I could ask my colleagues to talk to you about their need to keep that report, if you wish.
The document actually helps to determine how long people have been in the country. Given that we are at the ports of entry, we have that information. It is kept in our records and then the report is generated.
To assist people with access to the information they need, we have worked closely with IRCC, which has access to our system that produces the reports. Since 2012, the date when the department gained access to the system, it has published about 500,000 reports, relieving us of a possible load of 500,000 requests. There are still 12,000 requests per year left over and I would like to find a solution to them. To make that task easier, we have removed from the report all sensitive information that would require them to undergo a secondary examination, because it is the dates that are needed.
So that allows us to respond to requests without delay and without having to gather anything else. My people have direct access to the system and send out the responses. However, we receive hundreds of requests per day and we need a dozen employees per financial year to work on them. At the moment, we are actively working on a system that people can use themselves. It would be much like a license renewal where you can go to a kiosk in a public location, enter your personal data and get your license renewed.

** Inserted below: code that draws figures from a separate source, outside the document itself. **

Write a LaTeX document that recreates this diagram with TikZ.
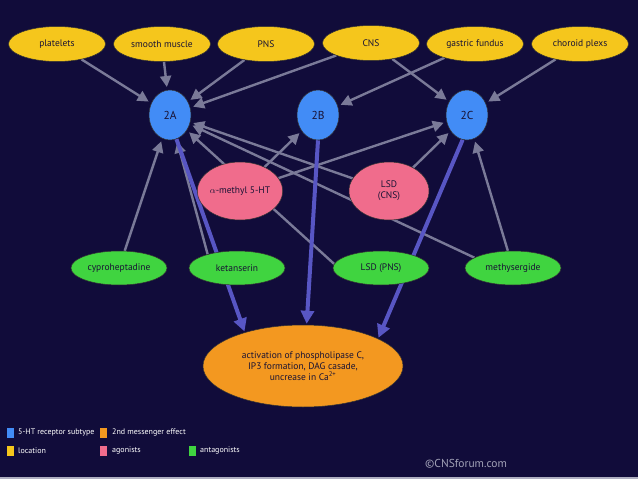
\documentclass[tikz,border=0pt]{standalone}
\usepackage{fontspec}
\setmainfont{PT Sans}
\usepackage{xcolor}
\usepackage{tikz}
\usetikzlibrary{shapes.geometric,arrows.meta,positioning,calc}

\definecolor{navy}{RGB}{17,12,58}
\definecolor{locyellow}{RGB}{245,198,28}
\definecolor{subblue}{RGB}{66,140,246}
\definecolor{agopink}{RGB}{240,108,140}
\definecolor{antgreen}{RGB}{64,212,64}
\definecolor{msgorange}{RGB}{243,152,32}
\definecolor{linkgray}{RGB}{122,122,152}
\definecolor{thickblue}{RGB}{88,86,196}
\definecolor{inktext}{RGB}{24,18,52}

\pgfdeclarelayer{back}
\pgfdeclarelayer{links}
\pgfsetlayers{back,links,main}

\begin{document}
\begin{tikzpicture}[
  x=1pt, y=-1pt,
  blob/.style={draw=black!80, line width=0.5pt, ellipse, inner sep=0pt, text=inktext, font=\fontsize{9.5}{11}\selectfont},
  location/.style={blob, fill=locyellow, minimum width=97pt, minimum height=35pt},
  subtype/.style={blob, fill=subblue, minimum width=42pt, minimum height=50pt, font=\fontsize{11.5}{13}\selectfont},
  agonist/.style={blob, fill=agopink, minimum width=80pt, minimum height=58pt, align=center},
  antagonist/.style={blob, fill=antgreen, minimum width=96pt, minimum height=34pt},
  effect/.style={blob, fill=msgorange, minimum width=200pt, minimum height=82pt, align=center},
  ptr/.style={-{Triangle[length=11pt,width=11pt]}, line width=2.4pt, linkgray, shorten >=3pt},
  fat/.style={-{Triangle[length=13pt,width=13pt]}, line width=4pt, thickblue, shorten >=1pt},
  key/.style={rectangle, minimum width=7pt, minimum height=10pt, inner sep=0pt},
  keytext/.style={anchor=west, text=white, inner sep=0pt, font=\fontsize{8}{10}\selectfont}
]
\useasboundingbox (0,0) rectangle (638,479);
\begin{pgfonlayer}{back}
  \fill[navy] (0,0) rectangle (638,479);
  \fill[linkgray!60!white] (0,476.5) rectangle (638,479);
\end{pgfonlayer}

% locations
\node[location] (platelets) at (57,44) {platelets};
\node[location] (smooth) at (162,44) {smooth muscle};
\node[location] (pns) at (266,44) {PNS};
\node[location] (cns) at (371,43) {CNS};
\node[location] (gastric) at (475,44) {gastric fundus};
\node[location] (choroid) at (580,44) {choroid plexs};

% receptor subtypes
\node[subtype] (r2a) at (170,115) {2A};
\node[subtype] (r2b) at (318,115) {2B};
\node[subtype] (r2c) at (467,115) {2C};

% agonists
\node[agonist] (amethyl) at (240,191) {$\alpha$-methyl 5-HT};
\node[agonist] (lsdcns) at (389,191) {LSD\\(CNS)};

% antagonists
\node[antagonist] (cypro) at (119,268) {cyproheptadine};
\node[antagonist] (ketan) at (237,268) {ketanserin};
\node[antagonist] (lsdpns) at (381,268) {LSD (PNS)};
\node[antagonist] (methy) at (513,268) {methysergide};

% second messenger
\node[effect] (plc) at (303,366) {activation of phospholipase C,\\IP3 formation, DAG casade,\\uncrease in Ca\textsuperscript{2+}};

\begin{pgfonlayer}{links}
\draw[ptr] (platelets) -- (r2a);
\draw[ptr] (smooth) -- (r2a);
\draw[ptr] (pns) -- (r2a);
\draw[ptr] (cns) -- (r2a);
\draw[ptr] (cns) -- (r2c);
\draw[ptr] (gastric) -- (r2b);
\draw[ptr] (choroid) -- (r2c);
\draw[ptr] (amethyl) -- (r2b);
\draw[ptr] (amethyl) -- (r2c);
\draw[ptr] (lsdcns) -- (r2a);
\draw[ptr] (lsdcns) -- (r2c);
\draw[ptr] (cypro) -- (r2a);
\draw[ptr] (ketan.155) -- (r2a);
\draw[ptr] (lsdpns.175) -- (r2a);
\draw[ptr] (methy.165) -- (r2a);
\draw[ptr] (methy) -- (r2c);
\draw[fat] (r2a.-75) -- (plc.150);
\draw[fat] (r2b.south) -- (plc.85);
\draw[fat] (r2c.-100) -- (plc.20);
\end{pgfonlayer}

% legend
\node[key, fill=subblue] (ksub) at (10,432.5) {};
\node[keytext] (tsub) at (18,432.5) {5-HT receptor subtype};
\node[key, fill=msgorange] (kmsg) at (103.5,432.5) {};
\node[keytext] (tmsg) at (112,432.5) {2nd messenger effect};
\node[key, fill=locyellow] (kloc) at (10,451) {};
\node[keytext] (tloc) at (18,451) {location};
\node[key, fill=agopink] (kago) at (103.5,451) {};
\node[keytext] (tago) at (112,451) {agonists};
\node[key, fill=antgreen] (kant) at (192,451) {};
\node[keytext] (tant) at (200,451) {antagonists};
\node[anchor=west, inner sep=0pt, text=linkgray!70!white, font=\fontsize{11.5}{13}\selectfont] (credit) at (425,464) {\textcopyright CNSforum.com};
\end{tikzpicture}
\end{document}
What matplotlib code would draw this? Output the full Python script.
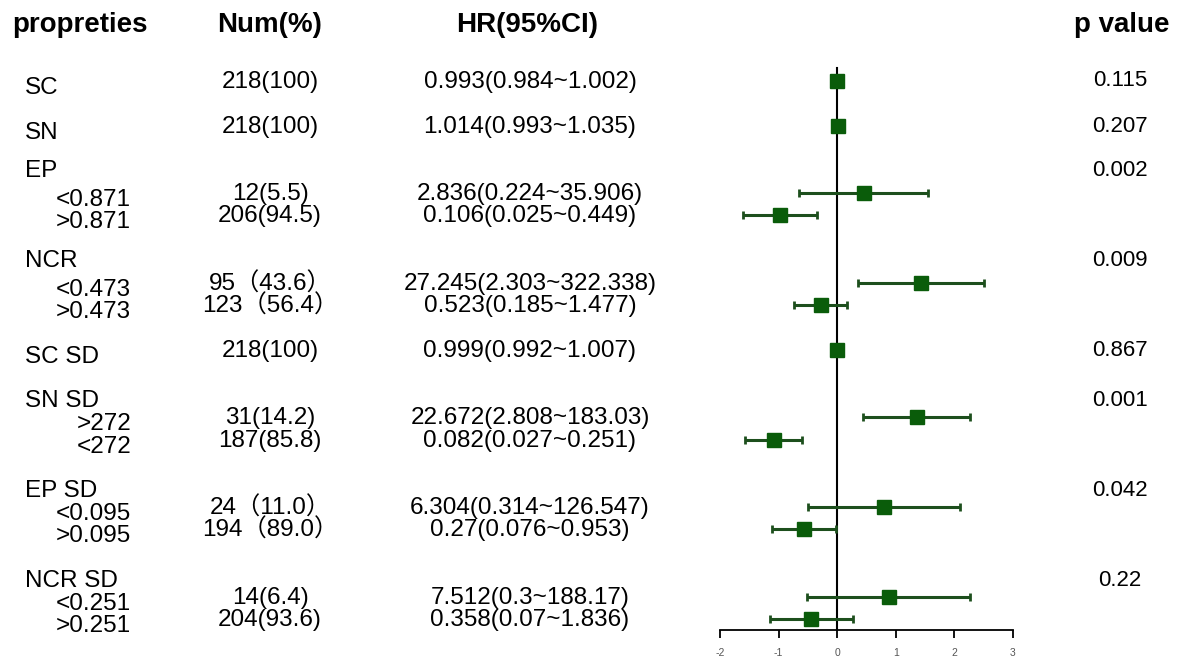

We would like to have a portal that people could use to find their own reports, like My Account at the CRA. We are actively working on it. If we manage to get the portal up and running, it would help to reduce the requests, especially in terms of the provision in the bill that requires the information to be available in another way. It would not be necessary to process it under the Access to Information Act. If we could make the information available in a public domain, it would be good because people could look for it there and obtain it more quickly.